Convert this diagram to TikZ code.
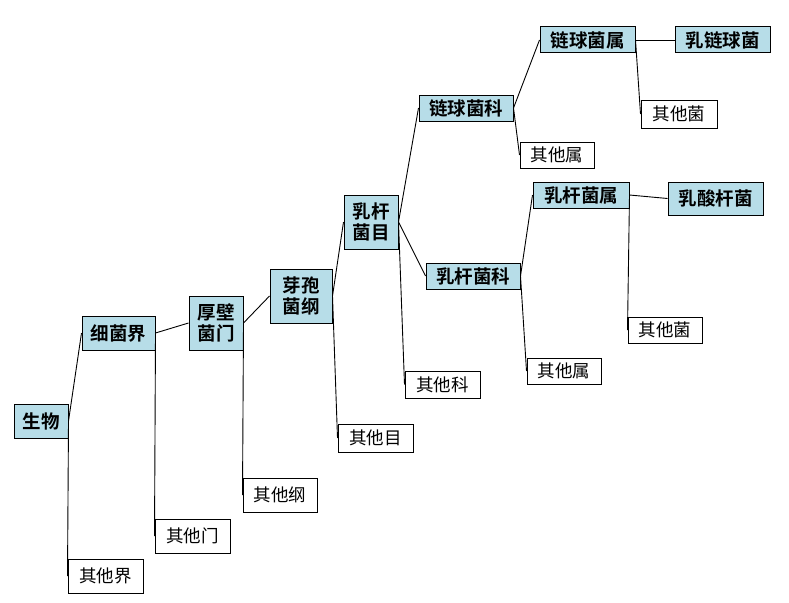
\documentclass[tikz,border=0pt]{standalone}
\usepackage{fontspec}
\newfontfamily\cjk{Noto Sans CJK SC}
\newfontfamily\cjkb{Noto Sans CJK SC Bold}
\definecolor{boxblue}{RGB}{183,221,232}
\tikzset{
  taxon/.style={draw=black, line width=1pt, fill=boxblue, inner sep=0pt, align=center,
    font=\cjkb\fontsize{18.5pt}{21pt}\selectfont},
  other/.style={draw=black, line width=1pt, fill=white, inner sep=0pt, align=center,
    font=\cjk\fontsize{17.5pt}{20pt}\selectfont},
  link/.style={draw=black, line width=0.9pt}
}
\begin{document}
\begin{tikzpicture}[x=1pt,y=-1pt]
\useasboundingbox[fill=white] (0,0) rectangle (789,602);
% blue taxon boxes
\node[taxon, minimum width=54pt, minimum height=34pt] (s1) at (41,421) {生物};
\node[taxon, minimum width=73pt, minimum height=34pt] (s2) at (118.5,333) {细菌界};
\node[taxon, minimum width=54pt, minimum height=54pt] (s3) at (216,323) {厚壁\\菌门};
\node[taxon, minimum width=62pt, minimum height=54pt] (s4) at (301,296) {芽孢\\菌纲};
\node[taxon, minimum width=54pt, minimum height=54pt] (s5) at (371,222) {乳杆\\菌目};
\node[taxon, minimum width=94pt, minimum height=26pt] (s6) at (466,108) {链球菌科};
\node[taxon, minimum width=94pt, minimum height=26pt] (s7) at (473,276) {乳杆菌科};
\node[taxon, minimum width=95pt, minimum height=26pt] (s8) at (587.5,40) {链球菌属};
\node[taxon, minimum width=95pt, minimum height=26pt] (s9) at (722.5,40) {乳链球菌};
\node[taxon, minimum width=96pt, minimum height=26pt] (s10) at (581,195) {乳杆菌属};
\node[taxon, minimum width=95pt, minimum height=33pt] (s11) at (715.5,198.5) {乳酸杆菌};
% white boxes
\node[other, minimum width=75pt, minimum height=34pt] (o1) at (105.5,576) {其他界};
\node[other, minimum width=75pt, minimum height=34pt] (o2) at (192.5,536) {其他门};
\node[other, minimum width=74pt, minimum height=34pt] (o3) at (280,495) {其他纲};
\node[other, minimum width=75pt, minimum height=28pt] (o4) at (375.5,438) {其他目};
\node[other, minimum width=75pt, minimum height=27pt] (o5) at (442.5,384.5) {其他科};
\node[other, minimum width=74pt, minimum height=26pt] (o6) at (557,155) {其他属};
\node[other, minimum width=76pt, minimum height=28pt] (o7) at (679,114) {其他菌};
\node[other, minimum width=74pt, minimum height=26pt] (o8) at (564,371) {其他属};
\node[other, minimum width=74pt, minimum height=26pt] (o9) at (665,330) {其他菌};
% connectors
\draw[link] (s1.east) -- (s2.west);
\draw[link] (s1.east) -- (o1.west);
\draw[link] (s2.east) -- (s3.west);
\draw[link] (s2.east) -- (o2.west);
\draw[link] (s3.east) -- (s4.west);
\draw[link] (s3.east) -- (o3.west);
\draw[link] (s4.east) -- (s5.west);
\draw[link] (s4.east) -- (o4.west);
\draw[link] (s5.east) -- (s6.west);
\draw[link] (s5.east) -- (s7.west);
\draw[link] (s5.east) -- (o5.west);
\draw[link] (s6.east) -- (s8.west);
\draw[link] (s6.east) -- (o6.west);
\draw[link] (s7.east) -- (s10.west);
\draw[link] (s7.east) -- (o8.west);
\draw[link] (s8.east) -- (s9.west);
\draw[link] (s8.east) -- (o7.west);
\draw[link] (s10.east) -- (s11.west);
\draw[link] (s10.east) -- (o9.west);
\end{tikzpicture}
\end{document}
* * * * * * *
WHAT IS EXPECTED: Write the material out again exactly as it appears, dropping the pictures.

FULL ANSWER:
Convert this diagram to TikZ code.
\documentclass[tikz,border=0pt]{standalone}
\usepackage{fontspec}
\newfontfamily\cjk{Noto Sans CJK SC}
\newfontfamily\cjkb{Noto Sans CJK SC Bold}
\definecolor{boxblue}{RGB}{183,221,232}
\tikzset{
  taxon/.style={draw=black, line width=1pt, fill=boxblue, inner sep=0pt, align=center,
    font=\cjkb\fontsize{18.5pt}{21pt}\selectfont},
  other/.style={draw=black, line width=1pt, fill=white, inner sep=0pt, align=center,
    font=\cjk\fontsize{17.5pt}{20pt}\selectfont},
  link/.style={draw=black, line width=0.9pt}
}
\begin{document}
\begin{tikzpicture}[x=1pt,y=-1pt]
\useasboundingbox[fill=white] (0,0) rectangle (789,602);
% blue taxon boxes
\node[taxon, minimum width=54pt, minimum height=34pt] (s1) at (41,421) {生物};
\node[taxon, minimum width=73pt, minimum height=34pt] (s2) at (118.5,333) {细菌界};
\node[taxon, minimum width=54pt, minimum height=54pt] (s3) at (216,323) {厚壁\\菌门};
\node[taxon, minimum width=62pt, minimum height=54pt] (s4) at (301,296) {芽孢\\菌纲};
\node[taxon, minimum width=54pt, minimum height=54pt] (s5) at (371,222) {乳杆\\菌目};
\node[taxon, minimum width=94pt, minimum height=26pt] (s6) at (466,108) {链球菌科};
\node[taxon, minimum width=94pt, minimum height=26pt] (s7) at (473,276) {乳杆菌科};
\node[taxon, minimum width=95pt, minimum height=26pt] (s8) at (587.5,40) {链球菌属};
\node[taxon, minimum width=95pt, minimum height=26pt] (s9) at (722.5,40) {乳链球菌};
\node[taxon, minimum width=96pt, minimum height=26pt] (s10) at (581,195) {乳杆菌属};
\node[taxon, minimum width=95pt, minimum height=33pt] (s11) at (715.5,198.5) {乳酸杆菌};
% white boxes
\node[other, minimum width=75pt, minimum height=34pt] (o1) at (105.5,576) {其他界};
\node[other, minimum width=75pt, minimum height=34pt] (o2) at (192.5,536) {其他门};
\node[other, minimum width=74pt, minimum height=34pt] (o3) at (280,495) {其他纲};
\node[other, minimum width=75pt, minimum height=28pt] (o4) at (375.5,438) {其他目};
\node[other, minimum width=75pt, minimum height=27pt] (o5) at (442.5,384.5) {其他科};
\node[other, minimum width=74pt, minimum height=26pt] (o6) at (557,155) {其他属};
\node[other, minimum width=76pt, minimum height=28pt] (o7) at (679,114) {其他菌};
\node[other, minimum width=74pt, minimum height=26pt] (o8) at (564,371) {其他属};
\node[other, minimum width=74pt, minimum height=26pt] (o9) at (665,330) {其他菌};
% connectors
\draw[link] (s1.east) -- (s2.west);
\draw[link] (s1.east) -- (o1.west);
\draw[link] (s2.east) -- (s3.west);
\draw[link] (s2.east) -- (o2.west);
\draw[link] (s3.east) -- (s4.west);
\draw[link] (s3.east) -- (o3.west);
\draw[link] (s4.east) -- (s5.west);
\draw[link] (s4.east) -- (o4.west);
\draw[link] (s5.east) -- (s6.west);
\draw[link] (s5.east) -- (s7.west);
\draw[link] (s5.east) -- (o5.west);
\draw[link] (s6.east) -- (s8.west);
\draw[link] (s6.east) -- (o6.west);
\draw[link] (s7.east) -- (s10.west);
\draw[link] (s7.east) -- (o8.west);
\draw[link] (s8.east) -- (s9.west);
\draw[link] (s8.east) -- (o7.west);
\draw[link] (s10.east) -- (s11.west);
\draw[link] (s10.east) -- (o9.west);
\end{tikzpicture}
\end{document}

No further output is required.